Berlin: Germany’s Interior Ministry says it will “leave no stone unturned” in trying to determine how a Bundeswehr soldier who spoke no Arabic managed to register as a Syrian asylum seeker.

Conceding that mistakes were made, spokesman Tobias Plate said on Friday every effort was being made uncover how Franco A. duped authorities and was given a place in a refugee home and collected financial aid.

The 28-year-old lieutenant was arrested on Wednesday and charged with preparing an act of violence that he’s suspected of planning to blame on refugees.

He allegedly stashed a pistol in a Vienna airport bathroom and was taken into custody when he went to retrieve it in February. He was freed but Austrian authorities informed Germany, and a fingerprint match showed he’d registered as a refugee.

Meanwhile, Italian police said on Friday they had helped their German counterparts neutralise a Berlin-based Islamist terror cell with links to Christmas market attack suspect Anis Amri.

The dismantling of the 11-strong group was completed at the end of January after nearly two months of investigations triggered by two of them being picked up at the Italian port of Ancona on December 4, 2016, according to the antiterrorism wing of Italy’s state police force.

Italian authorities believe Congolese national Lutumba Nkanga, 26, and Moroccan Soufiane Amri, 22, were planning to travel to Istanbul en route to joining Daesh in Iraq or Syria.

Their departure was delayed by a Greek ferry strike and it was during the unexpected delay that they were subject to an identity check which revealed that Germany had banned Soufiane Amri from leaving the country.

Amri was deported to Germany while Nkanga was detained in a centre for failed asylum seekers awaiting deportation in the southeastern port of Brindisi.

Subsequent investigations and monitoring of Nkanga’s telephone calls from the centre established that the two men had been travelling with false documents and were in regular contact with other members of the cell based in the central Berlin district of Moabit.

Three other members of the group were arrested on December 4 at Bajakovo at the border between Croatia and Serbia, the Italian police said. Emrah Civelek, Feysel Hermann and Husan Saed Hussain were also said to have been trying to get to Iraq or Syria.

Civelek was described as a Berlin taxi driver who was involved in the running of the “Fussilet 33” mosque, which was closed down in February because of concerns it was a meeting place for Islamists.

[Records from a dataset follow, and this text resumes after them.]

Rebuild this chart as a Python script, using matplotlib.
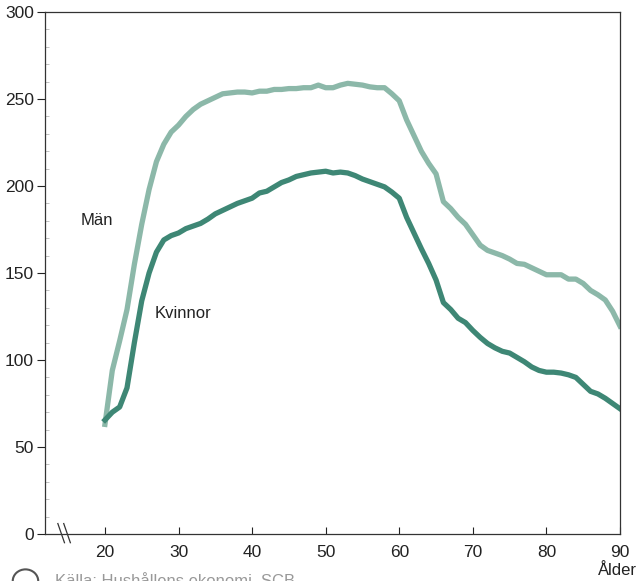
"""
Inkomst efter ålder, män och kvinnor (tusental kr).
"""

import matplotlib.pyplot as plt
import matplotlib.patches as mpatches

plt.rcParams["font.family"] = ["Liberation Sans", "DejaVu Sans"]

AGES = list(range(20, 91))

MEN = [
    63, 94, 111, 129, 155, 178, 198, 214, 224, 231,
    235, 240, 244, 247, 249, 251, 253, 253.5, 254, 254,
    253.5, 254.5, 254.5, 255.5, 255.5, 256, 256, 256.5, 256.5, 258,
    256.5, 256.5, 258, 259, 258.5, 258, 257, 256.5, 256.5, 253,
    249, 238, 229, 220, 213, 207, 191, 187, 182, 178,
    172, 166, 163, 161.5, 160, 158, 155.5, 155, 153, 151,
    149, 149, 149, 146.5, 146.5, 144, 140, 137.5, 134.5, 128,
    119.5,
]

WOMEN = [
    65.5, 70, 73, 84, 110, 134, 150, 162, 169, 171.5,
    173, 175.5, 177, 178.5, 181, 184, 186, 188, 190, 191.5,
    193, 196, 197, 199.5, 202, 203.5, 205.5, 206.5, 207.5, 208,
    208.5, 207.5, 208, 207.5, 206, 204, 202.5, 201, 199.5, 196.5,
    193, 182, 173, 164, 155.5, 146, 133, 129, 124, 121.5,
    117, 113, 109.5, 107, 105, 104, 101.5, 99, 96, 94,
    93, 93, 92.5, 91.5, 90, 86, 82, 80.5, 78, 75,
    72,
]

MEN_COLOR = "#8cb8a9"
WOMEN_COLOR = "#3e8775"


def main():
    fig = plt.figure(figsize=(6.37, 5.81), dpi=100)
    axis = fig.add_axes([0.0706, 0.0809, 0.9027, 0.8984])

    axis.plot(AGES, MEN, color=MEN_COLOR, linewidth=3.8, solid_joinstyle="round")
    axis.plot(AGES, WOMEN, color=WOMEN_COLOR, linewidth=3.8, solid_joinstyle="round")

    axis.set_xlim(11.85, 90)
    axis.set_ylim(0, 300)
    axis.set_xticks(range(20, 91, 10))
    axis.set_yticks(range(0, 301, 50))
    axis.set_yticks(range(0, 301, 10), minor=True)

    axis.tick_params(axis="x", direction="in", length=5, width=0.8,
                     labelsize=12.5, pad=8, colors="#222222")
    axis.tick_params(axis="y", which="major", direction="out", length=6,
                     width=0.8, labelsize=12.5, pad=2, colors="#222222")
    axis.tick_params(axis="y", which="minor", direction="in", length=3,
                     width=0.5, color="#aaaaaa")
    axis.tick_params(axis="x", which="minor", bottom=False)

    for spine in axis.spines.values():
        spine.set_color("#333333")
        spine.set_linewidth(0.9)

    axis.text(16.7, 180, "Män", fontsize=12, color="#222222", va="center")
    axis.text(26.8, 127, "Kvinnor", fontsize=12, color="#222222", va="center")
    axis.text(89.6, -16.5, "Ålder", fontsize=12, color="#222222",
              ha="center", va="top", clip_on=False)

    # axis break marks
    for x0 in (13.6, 14.4):
        axis.plot([x0, x0 + 0.9], [6, -5], color="#333333", linewidth=0.9,
                  clip_on=False)

    # source line, cut by the image edge as in the original
    fig.patches.append(mpatches.Circle((0.04, 0.0), 0.02,
                                       transform=fig.transFigure,
                                       facecolor="white", edgecolor="#555555",
                                       linewidth=1.5))
    fig.text(0.087, 0.0, "Källa: Hushållens ekonomi, SCB", fontsize=12,
             color="#999999", va="center")

    fig.savefig("out.png", dpi=100)
    plt.close(fig)


if __name__ == "__main__":
    main()
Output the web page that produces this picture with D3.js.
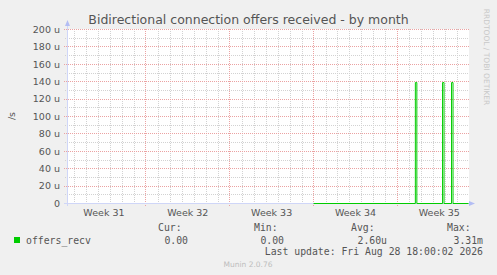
<!DOCTYPE html>
<html>
<head>
<meta charset="utf-8">
<script src="https://cdn.jsdelivr.net/npm/d3@7"></script>
<style>
  html, body { margin: 0; padding: 0; background: #F0F0F0; }
  svg { display: block; }
</style>
</head>
<body>
<svg id="chart" width="497" height="275"></svg>
<script>
// ---- data ----
const title = "Bidirectional connection offers received - by month";
const yUnitLabel = "/s";

// time window shown (UTC)
const windowStart = "2026-07-27T11:00:00Z";
const windowEnd = "2026-08-29T22:30:00Z";

// week labels and the Monday each week starts on
const weekLabels = ["Week 31", "Week 32", "Week 33", "Week 34", "Week 35"];
const weekStarts = ["2026-07-27", "2026-08-03", "2026-08-10", "2026-08-17", "2026-08-24"];

// y ticks (per second) and their labels
const yTicks = [0, 20e-6, 40e-6, 60e-6, 80e-6, 100e-6, 120e-6, 140e-6, 160e-6, 180e-6, 200e-6];
const yTickLabels = ["0", "20 u", "40 u", "60 u", "80 u", "100 u", "120 u", "140 u", "160 u", "180 u", "200 u"];

// offers_recv samples: step values, null = no data
const sampleTimes = [
  "2026-08-03T13:00:00Z", "2026-08-03T15:00:00Z",
  "2026-08-17T00:00:00Z",
  "2026-08-25T12:00:00Z", "2026-08-25T15:00:00Z",
  "2026-08-27T18:30:00Z", "2026-08-27T21:30:00Z",
  "2026-08-28T12:30:00Z", "2026-08-28T15:30:00Z",
  "2026-08-29T22:30:00Z"
];
const sampleValues = [
  0, null,
  0,
  139e-6, 0,
  139e-6, 0,
  139e-6, 0,
  0
];

// legend
const seriesName = "offers_recv";
const statHeaders = ["Cur:", "Min:", "Avg:", "Max:"];
const statValues = ["0.00", "0.00", "2.60u", "3.31m"];
const lastUpdate = "Last update: Fri Aug 28 18:00:02 2026";
const footer = "Munin 2.0.76";
const sideNote = "RRDTOOL / TOBI OETIKER";

// ---- drawing ----
const svg = d3.select("#chart");
const W = 497, H = 275;
const plot = { left: 67, right: 468, top: 29, bottom: 203 };

const x = d3.scaleUtc()
  .domain([new Date(windowStart), new Date(windowEnd)])
  .range([plot.left + 0.5, plot.right + 0.5]);
const y = d3.scaleLinear()
  .domain([0, 200e-6])
  .range([plot.bottom + 0.5, plot.top + 0.5]);

const FONT = "'DejaVu Sans', sans-serif";
const MONO = "'DejaVu Sans Mono', monospace";
const textColor = "#555";
const minorGrid = "#d2d2d2";
const majorGrid = "#eba2a2";
const axisColor = "#CFD6F8";
const arrowColor = "#b3bdf4";

svg.append("rect").attr("width", W).attr("height", H).attr("fill", "#F0F0F0");
svg.append("rect")
  .attr("x", plot.left).attr("y", plot.top)
  .attr("width", plot.right - plot.left + 1).attr("height", plot.bottom - plot.top)
  .attr("fill", "#fff");

const grid = svg.append("g").attr("shape-rendering", "crispEdges");

// minor vertical grid: one per day
const days = d3.utcDay.range(x.domain()[0], x.domain()[1]);
const weekSet = new Set(weekStarts.map(d => +new Date(d + "T00:00:00Z")));
grid.selectAll("line.vminor")
  .data(days.filter(d => !weekSet.has(+d)))
  .join("line")
  .attr("x1", d => Math.round(x(d)) + 0.5).attr("x2", d => Math.round(x(d)) + 0.5)
  .attr("y1", plot.top).attr("y2", plot.bottom + 2)
  .attr("stroke", minorGrid).attr("stroke-dasharray", "1,1");

// minor horizontal grid: every 10 u
const minorY = d3.range(1, 20, 2).map(i => i * 10e-6);
grid.selectAll("line.hminor")
  .data(minorY)
  .join("line")
  .attr("x1", plot.left - 2).attr("x2", plot.right + 1)
  .attr("y1", d => Math.round(y(d) - 0.5) + 0.5).attr("y2", d => Math.round(y(d) - 0.5) + 0.5)
  .attr("stroke", minorGrid).attr("stroke-dasharray", "1,1");

// major vertical grid: week starts
grid.selectAll("line.vmajor")
  .data(weekStarts.map(d => new Date(d + "T00:00:00Z")).filter(d => x(d) > plot.left))
  .join("line")
  .attr("x1", d => Math.round(x(d) - 0.5) + 0.5).attr("x2", d => Math.round(x(d) - 0.5) + 0.5)
  .attr("y1", plot.top).attr("y2", plot.bottom + 3)
  .attr("stroke", majorGrid).attr("stroke-dasharray", "1,1");

// major horizontal grid: labelled ticks
grid.selectAll("line.hmajor")
  .data(yTicks.slice(1))
  .join("line")
  .attr("x1", plot.left - 3).attr("x2", plot.right + 1)
  .attr("y1", d => Math.round(y(d) - 0.5) + 0.5).attr("y2", d => Math.round(y(d) - 0.5) + 0.5)
  .attr("stroke", majorGrid).attr("stroke-dasharray", "1,1");

// axes
const axes = svg.append("g").attr("shape-rendering", "crispEdges");
axes.append("line")
  .attr("x1", plot.left + 0.5).attr("x2", plot.left + 0.5)
  .attr("y1", plot.bottom + 3).attr("y2", plot.top - 4)
  .attr("stroke", axisColor);
axes.append("line")
  .attr("x1", plot.left - 3).attr("x2", plot.right + 2)
  .attr("y1", plot.bottom + 0.5).attr("y2", plot.bottom + 0.5)
  .attr("stroke", axisColor);
svg.append("path")
  .attr("d", `M${plot.left - 2},${plot.top - 3} L${plot.left + 0.5},${plot.top - 9} L${plot.left + 3},${plot.top - 3} Z`)
  .attr("fill", arrowColor);
svg.append("path")
  .attr("d", `M${plot.right + 1},${plot.bottom - 2} L${plot.right + 7},${plot.bottom + 0.5} L${plot.right + 1},${plot.bottom + 3} Z`)
  .attr("fill", arrowColor);

// series line
const samples = sampleTimes.map((t, i) => ({ t: new Date(t), v: sampleValues[i] }));
const line = d3.line()
  .defined(d => d.v != null)
  .x(d => x(d.t))
  .y(d => y(d.v))
  .curve(d3.curveStepAfter);
svg.append("path")
  .datum(samples)
  .attr("d", line)
  .attr("fill", "none")
  .attr("stroke", "#00CC00")
  .attr("stroke-width", 1);

// y tick labels
svg.selectAll("text.ylab")
  .data(yTicks)
  .join("text")
  .attr("x", 60).attr("y", d => y(d) + 3.3)
  .attr("text-anchor", "end")
  .attr("font-family", FONT).attr("font-size", 9.5)
  .attr("fill", textColor)
  .text((d, i) => yTickLabels[i]);

// x week labels, centred mid-week
svg.selectAll("text.xlab")
  .data(weekStarts)
  .join("text")
  .attr("x", d => x(d3.utcHour.offset(new Date(d + "T00:00:00Z"), 84)))
  .attr("y", 216)
  .attr("text-anchor", "middle")
  .attr("font-family", FONT).attr("font-size", 9.5)
  .attr("fill", textColor)
  .text((d, i) => weekLabels[i]);

// title
svg.append("text")
  .attr("x", 248.5).attr("y", 24)
  .attr("text-anchor", "middle")
  .attr("font-family", FONT).attr("font-size", 12.5)
  .attr("fill", textColor)
  .text(title);

// unit label
svg.append("text")
  .attr("transform", "translate(15,116) rotate(-90)")
  .attr("text-anchor", "middle")
  .attr("font-family", FONT).attr("font-size", 9.5)
  .attr("fill", textColor)
  .text(yUnitLabel);

// side note
svg.append("text")
  .attr("transform", "translate(483.5,57) rotate(90)")
  .attr("text-anchor", "middle")
  .attr("font-family", FONT).attr("font-size", 7.5)
  .attr("fill", "#c8c8c8")
  .text(sideNote);

// legend
const legend = svg.append("g")
  .attr("font-family", MONO).attr("font-size", 9.8)
  .attr("fill", textColor)
  .attr("xml:space", "preserve");
legend.append("rect")
  .attr("x", 14).attr("y", 237).attr("width", 6).attr("height", 6)
  .attr("fill", "#00CC00");
legend.append("text").attr("x", 26).attr("y", 243.5).text(seriesName);
const headerX = [158, 254, 351, 447];
const valueEndX = [188, 284, 387, 483];
statHeaders.forEach((h, i) => {
  legend.append("text").attr("x", headerX[i]).attr("y", 231).text(h);
  legend.append("text").attr("x", valueEndX[i]).attr("y", 243.5)
    .attr("text-anchor", "end").text(statValues[i]);
});
legend.append("text").attr("x", 483).attr("y", 255.3)
  .attr("text-anchor", "end").text(lastUpdate);

svg.append("text")
  .attr("x", 248).attr("y", 266.7)
  .attr("text-anchor", "middle")
  .attr("font-family", FONT).attr("font-size", 7.5)
  .attr("fill", "#bdbdbd")
  .text(footer);
</script>
</body>
</html>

Several members of the Berlin group had contact with Anis Amri and the suspected marketplace attacker was a regular visitor to lodgings shared by Soufiane Amri and Nkanga, according to the Italian police.

A Tunisian national unrelated to his Moroccan namesake, Anis Amri was shot dead by Italian police in Milan on December 23, four days after the market attack claimed by Daesh left 12 people dead.

German police did not immediately respond to requests for details of the operation against the Berlin cell which the Italians described as “a very diverse group of militants.”